I've felt this way since I was 4. When I realized why I felt that way, and that I wasn't the only one, I gave myself two years. Two years to figure out exactly what I wanted, where I wanted to go with my life, and how I needed to go about that. It's been more than two years, I'm dead set and nothing can change my mind. But I've got to make sure I do it right, I'm not in a position to save the money, but I can afford T, and I have an appointment with a doctor who prescribes hormones on informed consent.
As far as surgeriy, I'm willing to sacrifice waiting time and money, in exchange for quality. I have a friend who went the illegal route, he says the thing he regrets is being wreckless and jumping for surgery in a foreign country. His results weren't bad, but they could have been better, and he really got lucky.
I've had over two years to figure everything, what therapist, which hormones and how to get them, which surgeries, which surgeons, and what order.

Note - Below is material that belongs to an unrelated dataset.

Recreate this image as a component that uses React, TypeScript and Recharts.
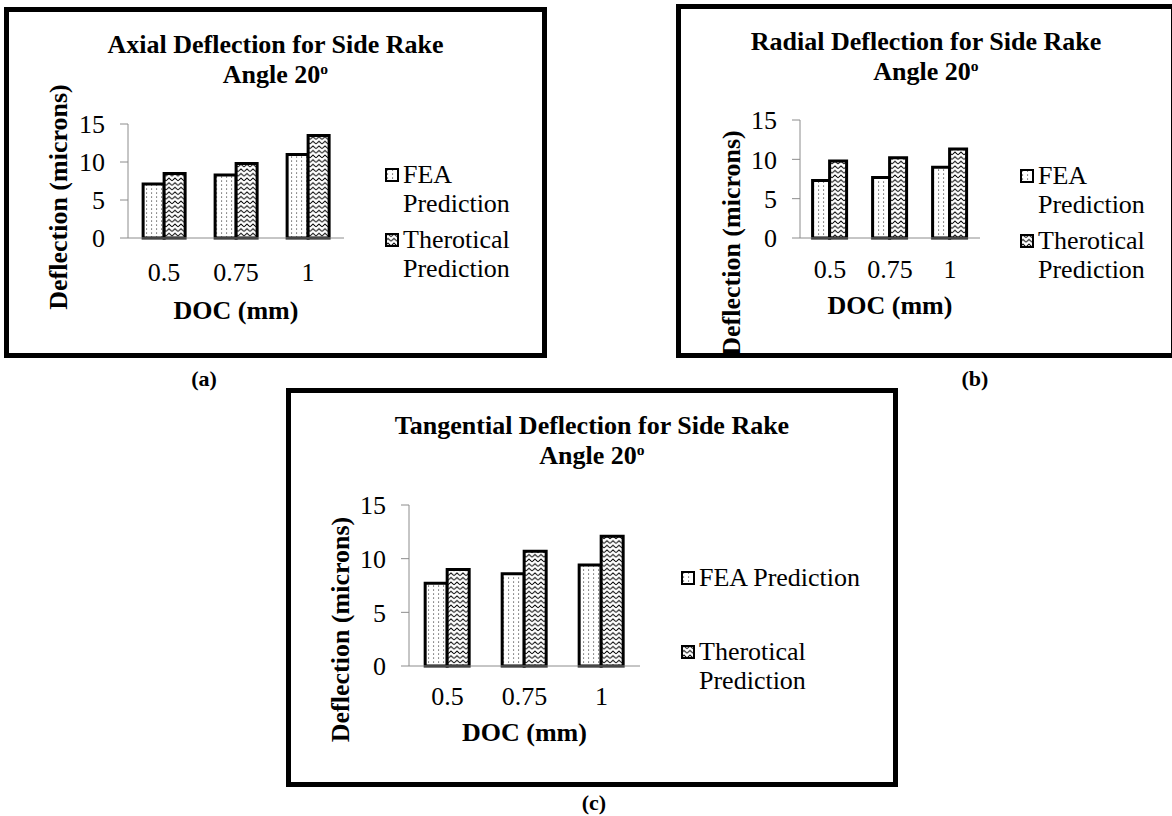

I've got my therapist, I've got an appointment with Dr. Gary Smith for hormones (recommended by my doctor and my therapist) which I want to be on before Ukraine next summer, I want top surgery and sculpting before I graduate from from a surgeon in Florida, and either after I have work or if I can get a grandparent loan I want to get the full phalloplasty by Perovic in Belgrade. If I can find a local or US surgeon who performs the same type of hysterectomy as Perovic I'll probably have that done sooner, but otherwise I'm willing to wait, for the sake of optimum quality. I have yet to find surgeons better than these two (for what I want) so I'm set on them specifically. If I rushed into Surgery right now, I know I'd regret giving up the possibility of better quality. I'm trying to be happy in my body, and that requires surgery that I can be pleased with and not have to worry about if "it could have been better".